Intra-Afghan talks have resumed after a 20-day recess amid increased attacks and assassinations in Kabul along with trepidation over what comes next.
On one hand, the Afghan government must accept that calling the U.S.-Afghan relationship an “alliance” does not change the reality that it is merely a partnership with a dwindling number of shared goals. In fact, the opportunity to achieve a settlement supported by Washington is quickly vanishing.
On the other, an increasingly violent Taliban insurgency is behaving shortsightedly in its pursuit of negotiating leverage and desire to impose its will by force, and risks losing a unique chance to gain international legitimacy and to have a recognized say in Afghanistan’s future.
The situation, it seems, is on a razor’s edge, with the clock ticking. A new American administration, with a different cast of characters on the set, may make all the difference, but in what way, no one knows.
Taliban violence tearing through the city, and the talks
Militant attacks in Afghanistan have risen in the months since Washington and the Taliban signed the February agreement in Doha that led to today’s intra-Afghan negotiations which also began six months late in September 2020.The rise in violence includes Taliban assaults on provincial capitals, political assassinations, targeted killings of Afghan journalists and activists, and terrorism inside urban centers that is both claimed and unclaimed. The local ISIS affiliate and other potential spoilers are certainly responsible for some of the violence, but it is undisputed that the Taliban is causing much of it.
Why would the Taliban continue to engage in violence during negotiations? After all, it places the legitimacy of the U.S.-Taliban agreement into question, threatens to upend intra-Afghan negotiations, and fuels calls for the United States to remain in Afghanistan — something that the Taliban certainly oppose.
First, the Taliban view continued violence as their primary leverage in negotiations. The Afghan government enjoys constitutional legitimacy and widespread foreign support. The Taliban’s legitimacy comes from its ability to fight and hold territory. This may be a miscalculation on the Taliban’s part, and perhaps if the group agreed to a full or partial ceasefire it would only place more outside pressure on the Afghan government to make concessions.
But the Taliban may calculate that Washington will leave regardless of escalating violence or alternatively that it is better for the United States to leave on Taliban terms than for the Taliban to quietly play by U.S. rules only for Washington to come back in full force later.

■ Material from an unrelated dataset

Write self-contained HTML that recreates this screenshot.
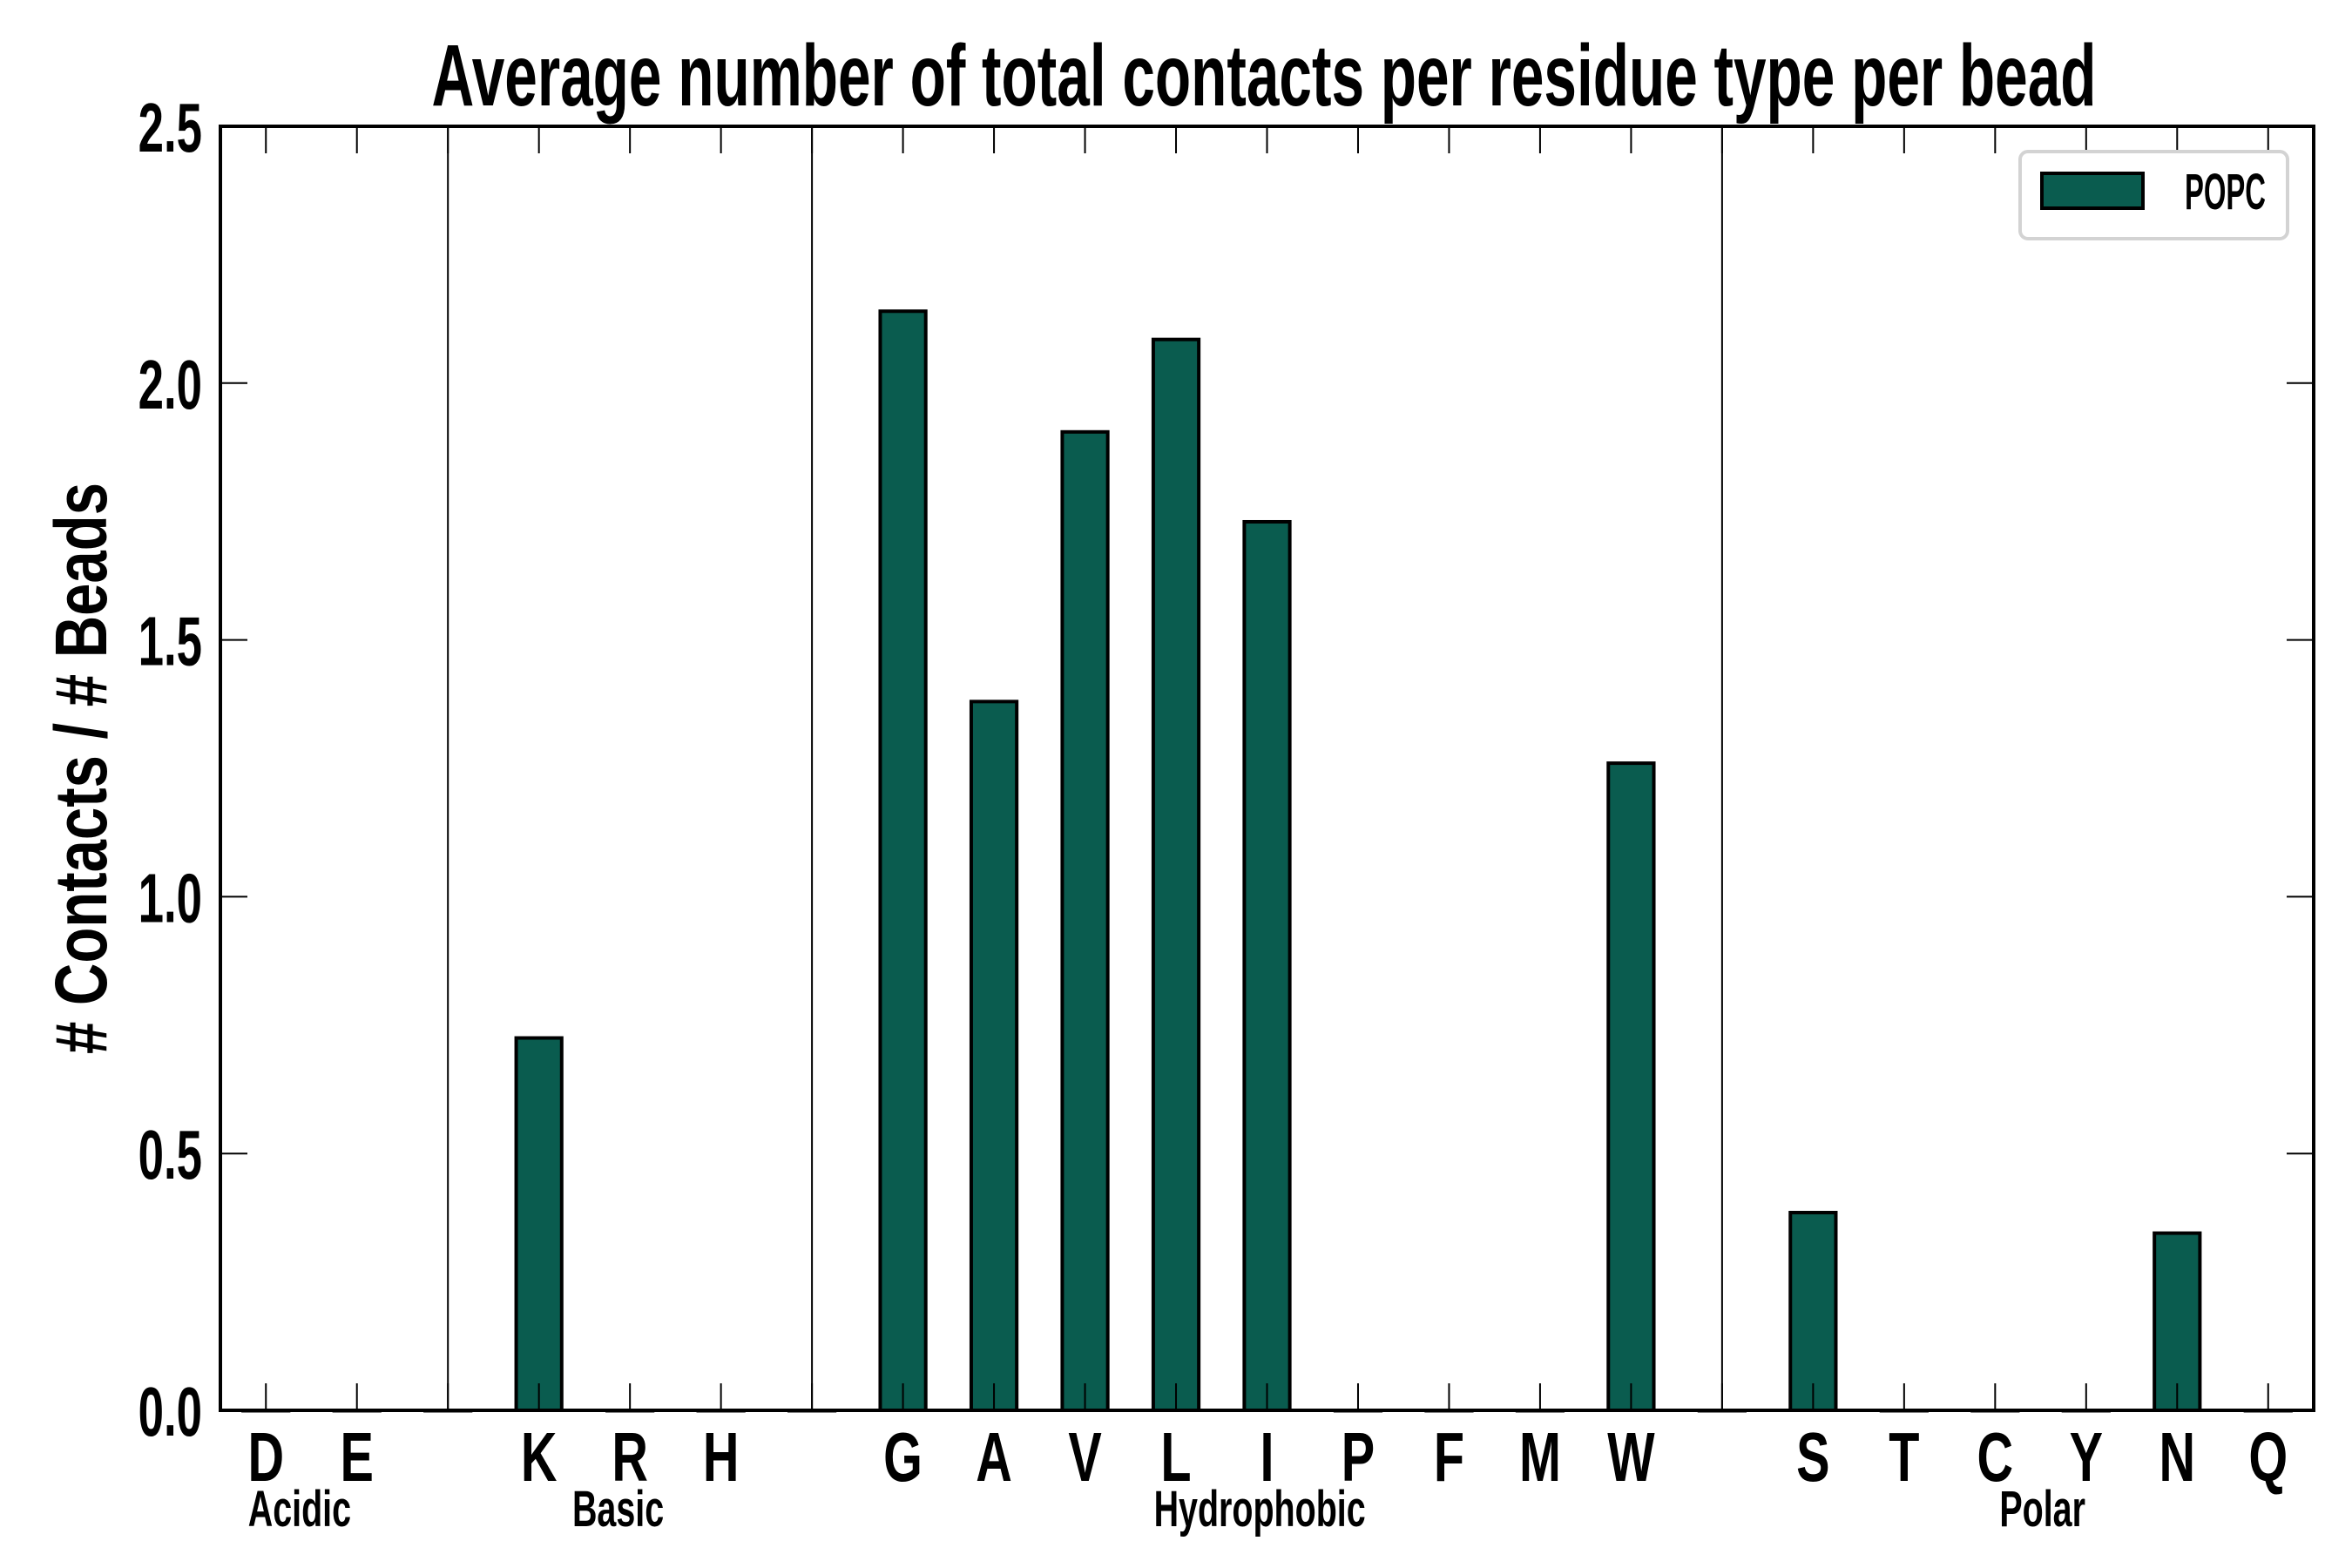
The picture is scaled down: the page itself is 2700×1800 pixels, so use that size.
<!DOCTYPE html>
<html><head><meta charset="utf-8"><style>
html,body{margin:0;padding:0;background:#fff;}
svg{display:block;font-family:"Liberation Sans",sans-serif;font-weight:bold;}
</style></head><body>
<svg id="chart" width="2700" height="1800" viewBox="0 0 2700 1800">
<text x="1451" y="121" font-size="100" text-anchor="middle" textLength="1911" lengthAdjust="spacingAndGlyphs">Average number of total contacts per residue type per bead</text>
<text transform="translate(122,882) rotate(-90)" font-size="84" text-anchor="middle" textLength="656" lengthAdjust="spacingAndGlyphs"># Contacts / # Beads</text>
<g id="plot"></g>
<g>
<rect x="2319" y="174" width="307" height="100" rx="9" fill="#fff" stroke="#d3d3d3" stroke-width="4"/>
<rect x="2344" y="199" width="116" height="40" fill="#0a5c4f" stroke="#000" stroke-width="4"/>
<text x="2508" y="240" font-size="58" textLength="93" lengthAdjust="spacingAndGlyphs">POPC</text>
</g>
</svg>
<script>
const categories=["D","E","","K","R","H","","G","A","V","L","I","P","F","M","W","","S","T","C","Y","N","Q"];
const values=[0,0,0,0.725,0,0,0,2.14,1.38,1.905,2.085,1.73,0,0,0,1.26,0,0.385,0,0,0,0.345,0];
const yTicks=[0,0.5,1.0,1.5,2.0,2.5];
const yTickLabels=["0.0","0.5","1.0","1.5","2.0","2.5"];
const groups=["Acidic","Basic","Hydrophobic","Polar"];
const groupCenters=[0.37,3.87,10.92,19.52];
const dividers=[2,6,16];
const L=253,R=2656,T=145,B=1619;
const xs=i=>L+(i+0.5)*(R-L)/categories.length;
const ys=v=>B-v/2.5*(B-T);
const NS="http://www.w3.org/2000/svg";
const g=document.getElementById('plot');
function mk(tag,a){const e=document.createElementNS(NS,tag);for(const k in a)e.setAttribute(k,a[k]);g.appendChild(e);return e;}
const bw=0.5*(R-L)/categories.length;
values.forEach((v,i)=>{
 const e=mk('rect',{x:xs(i)-bw/2,y:ys(v),width:bw,height:Math.max(B-ys(v),0.5),fill:'#0a5c4f',stroke:'#000','stroke-width':4});
 
 
});
dividers.forEach(d=>{
 const e=mk('line',{x1:xs(d),x2:xs(d),y1:T,y2:B,stroke:'#000','stroke-width':2});
 
 
});
categories.forEach((c,i)=>{
 const x=xs(i);
 mk('line',{x1:x,x2:x,y1:B,y2:B-31,stroke:'#000','stroke-width':2});
 mk('line',{x1:x,x2:x,y1:T,y2:T+31,stroke:'#000','stroke-width':2});
 if(c){const t=mk('text',{x:x,y:1700,'font-size':80,'text-anchor':'middle',transform:`translate(${x},0) scale(0.72,1) translate(${-x},0)`});t.textContent=c;
 
 }
});
yTicks.forEach((v,i)=>{
 const y=ys(v);
 mk('line',{x1:L,x2:L+31,y1:y,y2:y,stroke:'#000','stroke-width':2});
 mk('line',{x1:R,x2:R-31,y1:y,y2:y,stroke:'#000','stroke-width':2});
 const t=mk('text',{x:232,y:y+29,'font-size':80,'text-anchor':'end',transform:`translate(232,0) scale(0.66,1) translate(-232,0)`});
 t.textContent=yTickLabels[i];
 
 
});
groups.forEach((n,i)=>{
 const x=xs(groupCenters[i]);
 const t=mk('text',{x:x,y:1752,'font-size':58,'text-anchor':'middle',transform:`translate(${x},0) scale(0.68,1) translate(${-x},0)`});
 t.textContent=n;
 
 
});
const f=mk('rect',{x:L,y:T,width:R-L,height:B-T,fill:'none',stroke:'#000','stroke-width':4});


</script>
</body></html>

Second, the Taliban appears to believe, perhaps incorrectly, that the United States already abrogated parts of the U.S.-Taliban agreement due to early delays in prisoner releases on the part of the Afghan government and continued airstrikes. Of course, the release of prisoners required the cooperation of the Afghan government which was understandably concerned, and this caused significant delays. Calls in Washington to remain in Afghanistan indefinitely certainly do not help this perception.
Third, no one really knows what else could be motivating the Taliban. It is still an insular group that by most accounts genuinely believes it has a divine right to govern Afghanistan and that anyone — especially a fellow Afghan — who stands in the way is an enemy worthy of whatever treatment the Taliban sees fit. The Taliban remains an ideologically-driven movement even if it also engages in realpolitik decision-making.
The Taliban is unlikely to reduce violence in the near future. The Biden administration must continue to pressure the Taliban to stop the attacks and to push for progress in intra-Afghan negotiations, but it is also necessary for it to recognize the limits of its ability to do so.
As Carter Malkasian wrote in November, “a presence of 2,500 troops will tie the United States to an escalating war without offering real support for the besieged Afghan government and people.” This is particularly true if the United States does not engage in complementary diplomacy that brings regional actors on board to achieve a sustainable settlement to four decades of war in Afghanistan. Around 40 percent of Afghan territory remains contested or completely under Taliban control. The U.S.-led air campaign prevents the Afghan government from losing territorial control over urban centers but 10 percent of Afghan civilian casualties in 2019 resulted from airstrikes and this figure remains similar in 2020 with 256 deaths as of September.
Over 3,340 civilians were killed by airstrikes in Afghanistan between 2009 and September of 2020. A continued U.S. presence in Afghanistan, even one centered around air support, may provide assurances, but it will not produce peaceful results long-term.
Leaving a residual force will not work
The incoming Biden administration should support the second round of intra-Afghan talks without tying the ultimate departure of U.S. troops to the ability of the current Afghan government and Taliban to reach a comprehensive peace deal. A little uncertainty over whether the Biden administration will continue to withdraw U.S. troops may encourage both sides to keep negotiating, but too much mystery risks encouraging the Afghan government to drag its feet or the Taliban to escalate violence even more.
A unilateral decision to keep a residual U.S. force in Afghanistan permanently would risk committing Washington to a conflict without an off-ramp and sink any hopes for a successful peace process. Regional diplomacy, a plan for future aid to Afghanistan, and properly motivating the Taliban’s benefactors to push the group toward a settlement is necessary regardless of when U.S. troops leave Afghanistan and the sooner it starts, the better.